Будучи человеком весьма начитанным и насмотренным, Оссанг выстраивает в «Докторе Шансе» не столько сюжет в привычном понимании, сколько аллюзивный фон в лучших традициях двух главных французских «пост-»: постструктурализма и постмодернизма. Разлагая банальный криминальный сюжет до уровня ключевых элементов, он собирает получившийся конструктор совсем не так, как того требовали бы правила игры в традиционном кинематографе. Для него не существуют потерявшиеся кусочки паззла, как не существует и заданная картинка того, что должно получиться в результате. В нелинейной вселенной Оссанга из деталей с изображением пьяного гангстера легко может сложиться репродукция Уильяма Блейка.

Оставляя от типичной фабулы лишь внешние признаки (а именно типажную внешность героев и такие важные для жанра предметы, как оружие и пачки денег), он насыщает (или скорее, разжижает) действие огромным количеством литературы: герои цитируют проклятых поэтов, вспоминают о Тристане и Изольде, неоcознанно пародируют сцену из «Ромео и Джульетты» (наркотический трип вместо спасительного сна после полученного от аптекаря яда) и т.д. В свою очередь кино-ориентированность фильма проявляется не только в штампах и типажах, выхолащивающих жанр, но и в изобилии киноафиш (уже в первых кадрах мелькают афиши двух фильмов Мурнау), в звуках кинопроектора, сопровождающих один из эпизодов, в сцене монтажа, когда герой командует «не так, еще раз!», и даже в имени Дитрих, которое мелькает ближе к финалу.

Что касается собственно визуального ряда, то фильм, в котором, кажется, нет ни одного необработанного кадра, представляет собой пример удачного совмещения в рамках постмодернистской эстетики поп-культуры и элитарности, присущей классике: так, например, изысканное имя главного героя Ангстел сочетается с приставкой «Пресли» (причем самого его называют «сыном Элвиса»), стриптиз его подруги Анцетты напоминает одновременно танец Бригитты Хельм в «Метрополисе» и танец Сальмы Хайек в «От заката до рассвета», некоторые эпизоды и фразы отдают декадентской идеей смерти как искусства, и т.п. Да и вообще авторское по определению кино, снятое в колористике «вырви-глаз» и эпилептической камерой – не самый частый гость на экранах (неудивительно, что фильмы Оссанга даже во Франции не были выпущены на двд).

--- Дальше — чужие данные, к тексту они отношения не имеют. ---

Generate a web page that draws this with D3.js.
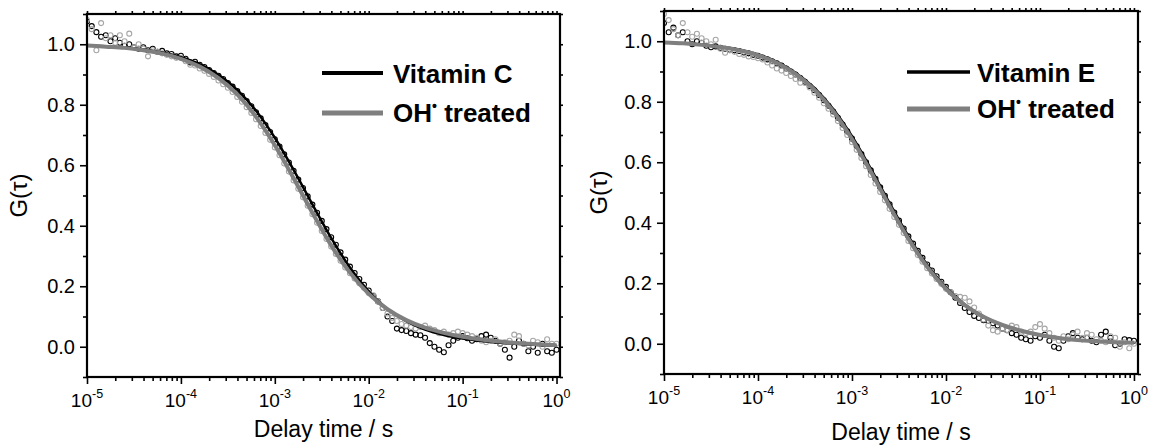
<!DOCTYPE html>
<html><head><meta charset="utf-8">
<script src="https://cdn.jsdelivr.net/npm/d3@7"></script>
<style>body{margin:0;background:#fff}svg{display:block}text{font-family:"Liberation Sans",Arial,sans-serif;fill:#000}</style>
</head><body><svg id="c" width="1158" height="448"></svg>
<script>
// log10 of delay time (s) for the measured correlation points
const logTau = [
-5,-4.95,-4.9,-4.85,-4.8,-4.75,-4.7,-4.65,-4.6,-4.55,
-4.5,-4.45,-4.4,-4.35,-4.3,-4.25,-4.2,-4.15,-4.1,-4.05,
-4,-3.95,-3.9,-3.85,-3.8,-3.75,-3.7,-3.65,-3.6,-3.55,
-3.5,-3.45,-3.4,-3.35,-3.3,-3.25,-3.2,-3.15,-3.1,-3.05,
-3,-2.95,-2.9,-2.85,-2.8,-2.75,-2.7,-2.65,-2.6,-2.55,
-2.5,-2.45,-2.4,-2.35,-2.3,-2.25,-2.2,-2.15,-2.1,-2.05,
-2,-1.95,-1.9,-1.85,-1.8,-1.75,-1.7,-1.65,-1.6,-1.55,
-1.5,-1.45,-1.4,-1.35,-1.3,-1.25,-1.2,-1.15,-1.1,-1.05,
-1,-0.95,-0.9,-0.85,-0.8,-0.75,-0.7,-0.65,-0.6,-0.55,
-0.5,-0.45,-0.4,-0.35,-0.3,-0.25,-0.2,-0.15,-0.1,-0.05,
0];
// log10 of delay time for the fitted curves
const fitLogTau = [-5,-4.8,-4.6,-4.4,-4.2,-4,-3.8,-3.6,-3.4,-3.2,-3,-2.8,-2.6,-2.4,-2.2,-2,-1.8,-1.6,-1.4,-1.2,-1,-0.8,-0.6,-0.4,-0.2,0];

const vitC = [
1.075,1.06,1.04,1.025,1.03,1.01,1.02,1.005,0.995,1.0,
0.99,0.985,0.99,0.98,0.985,0.975,0.978,0.97,0.968,0.96,
0.962,0.952,0.94,0.942,0.932,0.925,0.915,0.905,0.896,0.885,
0.872,0.86,0.845,0.83,0.812,0.795,0.775,0.755,0.733,0.71,
0.686,0.662,0.636,0.609,0.582,0.553,0.525,0.497,0.47,0.443,
0.416,0.389,0.362,0.337,0.312,0.288,0.265,0.244,0.224,0.205,
0.186,0.168,0.15,0.128,0.10,0.085,0.06,0.055,0.052,0.045,
0.04,0.038,0.03,0.012,0.0,-0.01,-0.018,0.005,0.02,0.03,
0.035,0.028,0.02,0.025,0.035,0.04,0.03,0.02,0.01,-0.01,
-0.036,0.0,0.02,0.01,-0.015,0.0,-0.02,0.01,-0.015,-0.02,
-0.01];
const ohC = [
1.08,1.05,0.98,1.07,1.02,1.03,1.005,1.03,1.01,1.035,
0.99,1.0,0.985,0.96,0.98,0.975,0.97,0.965,0.96,0.955,
0.955,0.944,0.932,0.93,0.92,0.912,0.902,0.892,0.88,0.868,
0.856,0.842,0.826,0.81,0.792,0.773,0.752,0.73,0.707,0.684,
0.659,0.633,0.606,0.579,0.55,0.522,0.494,0.466,0.438,0.41,
0.383,0.356,0.331,0.307,0.284,0.262,0.243,0.226,0.21,0.195,
0.178,0.17,0.15,0.128,0.11,0.095,0.085,0.075,0.07,0.065,
0.06,0.065,0.07,0.06,0.055,0.045,0.05,0.04,0.045,0.05,
0.045,0.04,0.035,0.03,0.02,0.015,0.02,0.025,0.01,0.015,
0.02,0.04,0.035,0.01,0.005,0.02,0.015,0.0,0.025,0.01,
0.01];
const vitCFit = [0.996,0.993,0.989,0.983,0.973,0.957,0.934,0.899,0.849,0.780,0.691,0.585,0.471,0.360,0.262,0.183,0.124,0.085,0.057,0.039,0.027,0.019,0.013,0.009,0.006,0.004];
const ohCFit  = [0.996,0.992,0.988,0.980,0.969,0.952,0.926,0.888,0.834,0.760,0.666,0.557,0.443,0.335,0.245,0.175,0.124,0.088,0.063,0.046,0.033,0.024,0.017,0.012,0.008,0.005];

const vitE = [
1.06,1.03,1.045,1.02,1.03,1.0,0.99,1.0,0.995,0.985,
0.98,0.983,0.978,0.975,0.972,0.97,0.968,0.963,0.96,0.955,
0.952,0.946,0.94,0.934,0.927,0.92,0.91,0.9,0.89,0.878,
0.866,0.852,0.838,0.822,0.805,0.787,0.768,0.747,0.725,0.702,
0.678,0.653,0.627,0.6,0.573,0.545,0.517,0.489,0.461,0.434,
0.407,0.381,0.355,0.331,0.307,0.284,0.262,0.242,0.223,0.205,
0.188,0.17,0.152,0.135,0.118,0.105,0.092,0.085,0.078,0.075,
0.068,0.06,0.05,0.045,0.035,0.03,0.02,0.015,0.01,0.025,
0.02,0.03,0.01,-0.01,-0.015,0.01,0.025,0.035,0.02,0.015,
0.02,0.01,0.005,0.03,0.04,0.02,-0.005,0.0,0.015,0.012,
0.01];
const ohE = [
1.09,1.07,1.04,1.02,1.06,1.03,1.015,1.025,1.01,1.0,
0.99,1.005,0.975,0.962,0.97,0.965,0.958,0.955,0.95,0.948,
0.944,0.94,0.93,0.92,0.91,0.903,0.895,0.885,0.875,0.863,
0.862,0.847,0.83,0.813,0.795,0.777,0.758,0.736,0.713,0.69,
0.666,0.641,0.614,0.587,0.558,0.53,0.502,0.474,0.446,0.419,
0.393,0.366,0.34,0.316,0.293,0.271,0.25,0.232,0.214,0.198,
0.182,0.17,0.158,0.155,0.152,0.14,0.12,0.1,0.08,0.06,
0.045,0.04,0.05,0.045,0.06,0.055,0.04,0.035,0.04,0.055,
0.065,0.05,0.035,0.02,0.01,0.025,0.015,0.03,0.04,0.02,
0.035,0.03,0.015,0.01,0.005,0.025,0.02,-0.01,0.005,-0.015,
0.0];
const vitEFit = [0.996,0.993,0.989,0.982,0.972,0.956,0.932,0.896,0.846,0.776,0.686,0.579,0.465,0.356,0.261,0.186,0.130,0.090,0.062,0.043,0.029,0.019,0.012,0.008,0.005,0.003];
const ohEFit  = [0.996,0.993,0.988,0.981,0.970,0.954,0.929,0.892,0.840,0.769,0.677,0.569,0.455,0.347,0.254,0.181,0.128,0.089,0.062,0.043,0.029,0.019,0.012,0.008,0.005,0.003];

const yMajor = [0, 0.2, 0.4, 0.6, 0.8, 1.0];
const yMinor = [-0.1, 0.1, 0.3, 0.5, 0.7, 0.9, 1.1];
const xDecades = [-5, -4, -3, -2, -1, 0];
const xMinorMult = [2, 3, 4, 5, 6, 7, 8, 9];
const seriesNames = [["Vitamin C", "OH", "\u2022", " treated"], ["Vitamin E", "OH", "\u2022", " treated"]];
const xTitle = "Delay time / s";
const yTitle = "G(\u03c4)";

const panels = [
  {l:87, r:560, t:14, b:377, xMaxExp:0.037, black:vitC, gray:ohC, blackFit:vitCFit, grayFit:ohCFit, names:seriesNames[0],
   leg:{x1:322, x2:383, y1:73, y2:113, tx:393, ty1:83, ty2:122, w1:4, w2:5}, ylabX:27, xlabY:437},
  {l:664, r:1138, t:11, b:374, xMaxExp:0.043, black:vitE, gray:ohE, blackFit:vitEFit, grayFit:ohEFit, names:seriesNames[1],
   leg:{x1:907, x2:970, y1:72, y2:109, tx:977, ty1:82, ty2:118, w1:3.5, w2:5}, ylabX:607, xlabY:440}
];

const svg = d3.select("#c");
const GRAY_LINE = "#7f7f7f", GRAY_PT = "#a6a6a6";

panels.forEach(p => {
  const x = d3.scaleLog().domain([1e-5, Math.pow(10, p.xMaxExp)]).range([p.l, p.r]);
  const y = d3.scaleLinear().domain([-0.1, 1.1]).range([p.b, p.t]);
  const g = svg.append("g");
  const majors = xDecades.map(d => Math.pow(10, d));
  const minors = [];
  xDecades.forEach(d => xMinorMult.forEach(m => { const v = m * Math.pow(10, d); if (v <= x.domain()[1]) minors.push(v); }));

  const styleAxis = sel => { sel.select(".domain").remove(); sel.selectAll(".tick line").attr("stroke", "#000").attr("stroke-width", 1.6); };

  g.append("g").attr("transform", `translate(0,${p.b})`).call(d3.axisBottom(x).tickValues(majors).tickSize(7).tickFormat("")).call(styleAxis);
  g.append("g").attr("transform", `translate(0,${p.b})`).call(d3.axisBottom(x).tickValues(minors).tickSize(4).tickFormat("")).call(styleAxis);
  g.append("g").attr("transform", `translate(0,${p.t})`).call(d3.axisTop(x).tickValues(majors.concat(minors)).tickSize(3).tickFormat("")).call(styleAxis);
  const yl = g.append("g").attr("transform", `translate(${p.l},0)`).call(d3.axisLeft(y).tickValues(yMajor).tickSize(7).tickPadding(5).tickFormat(d3.format(".1f"))).call(styleAxis);
  yl.selectAll(".tick text").attr("font-size", 20).attr("font-family", "Liberation Sans, Arial, sans-serif").attr("fill", "#000");
  g.append("g").attr("transform", `translate(${p.l},0)`).call(d3.axisLeft(y).tickValues(yMinor).tickSize(4).tickFormat("")).call(styleAxis);
  g.append("g").attr("transform", `translate(${p.r},0)`).call(d3.axisRight(y).tickValues(yMajor.concat(yMinor)).tickSize(3).tickFormat("")).call(styleAxis);

  xDecades.forEach(d => {
    const t = g.append("text").attr("x", x(Math.pow(10, d))).attr("y", p.b + 30).attr("text-anchor", "middle").attr("font-size", 19);
    t.append("tspan").text("10");
    t.append("tspan").attr("font-size", 12.5).attr("dy", -9).text(String(d));
  });

  g.append("text").attr("x", (p.l + p.r) / 2).attr("y", p.xlabY).attr("text-anchor", "middle").attr("font-size", 23).text(xTitle);
  g.append("text").attr("transform", `translate(${p.ylabX},${(p.t + p.b) / 2}) rotate(-90)`).attr("text-anchor", "middle").attr("font-size", 24).text(yTitle);

  const clip = "clip" + p.l;
  svg.append("clipPath").attr("id", clip).append("rect").attr("x", p.l).attr("y", p.t).attr("width", p.r - p.l).attr("height", p.b - p.t);
  const plot = g.append("g").attr("clip-path", `url(#${clip})`);
  const pts = arr => logTau.map((e, i) => ({t: Math.pow(10, e), v: arr[i]}));
  const fit = arr => fitLogTau.map((e, i) => ({t: Math.pow(10, e), v: arr[i]}));
  const line = d3.line().x(d => x(d.t)).y(d => y(d.v)).curve(d3.curveMonotoneX);

  plot.append("g").selectAll("circle").data(pts(p.black)).join("circle")
    .attr("cx", d => x(d.t)).attr("cy", d => y(d.v)).attr("r", 2.5).attr("fill", "none").attr("stroke", "#000").attr("stroke-width", 1.1);
  plot.append("g").selectAll("circle").data(pts(p.gray)).join("circle")
    .attr("cx", d => x(d.t)).attr("cy", d => y(d.v)).attr("r", 2.5).attr("fill", "none").attr("stroke", GRAY_PT).attr("stroke-width", 1.1);
  plot.append("path").datum(fit(p.blackFit)).attr("d", line).attr("fill", "none").attr("stroke", "#000").attr("stroke-width", 2.5);
  plot.append("path").datum(fit(p.grayFit)).attr("d", line).attr("fill", "none").attr("stroke", GRAY_LINE).attr("stroke-width", 4);

  g.append("rect").attr("x", p.l).attr("y", p.t).attr("width", p.r - p.l).attr("height", p.b - p.t).attr("fill", "none").attr("stroke", "#000").attr("stroke-width", 2.2);

  const L = p.leg;
  g.append("line").attr("x1", L.x1).attr("x2", L.x2).attr("y1", L.y1).attr("y2", L.y1).attr("stroke", "#000").attr("stroke-width", L.w1);
  g.append("line").attr("x1", L.x1).attr("x2", L.x2).attr("y1", L.y2).attr("y2", L.y2).attr("stroke", GRAY_LINE).attr("stroke-width", L.w2);
  g.append("text").attr("x", L.tx).attr("y", L.ty1).attr("font-size", 26).attr("font-weight", "bold").text(p.names[0]);
  const t2 = g.append("text").attr("x", L.tx).attr("y", L.ty2).attr("font-size", 26).attr("font-weight", "bold");
  t2.append("tspan").text(p.names[1]);
  t2.append("tspan").attr("font-size", 14).attr("dy", -11).text(p.names[2]);
  t2.append("tspan").attr("dy", 11).text(p.names[3]);
});
</script></body></html>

Более того, в визуале фильма, который иначе, чем кошмаром семиотика, не назовешь, сосредоточено огромное количество знаковых систем: начиная от цитат и аллюзий (стоит упомянуть еще значимое пристрастие матери Ангстела к цитированию других людей), картин и афиш (от Блейка и афиш ЛЕФа до трехгрошовых изображений некоего хищника) и заканчивая вестиментарным кодом (вульгарные одеяния Анцетты, экстравагантные костюмы Ангстела, жанровые костюмы всех остальных). Еще одной знаковой системой является язык: герои то и дело сбиваются с французского на английский, причем говорят на нем, ничуть не пытаясь скрыть акцент (это напоминает «Элемент преступления», и, как и у фон Триера, призвано показать, перпендикулярно какому культурному пласту автор движется).

Тщательная проработка каждой из этих систем, с одной стороны, делает «Доктора Шанса» одним из эталонных постмодернистских фильмов, а с другой, лишний раз указывает на его принципиальную умозрительность. Будучи в равной степени порождением интеллекта и страсти, этот фильм прямо ставит вопрос «Где кончается реальность?», отвечая на него самим собой – там, где начинается фильм, реальности нет и быть не должно. Кажется, по Оссангу, кинематограф, во-первых, не призван показывать жизнь такой, как она есть, а во-вторых, не должен особо заморачиваться по поводу того, что именно показывать. Для создания среднестатистического реалистичного фильма совершенно не нужен весь существующий арсенал средств и тот уровень технической изощренности, которого можно достичь, взяв обрывки заурядного сюжета и послав мимесис куда подальше. Что Оссанг в «Докторе Шансе» и сделал – просто потому, что ему 13 лет назад так захотелось.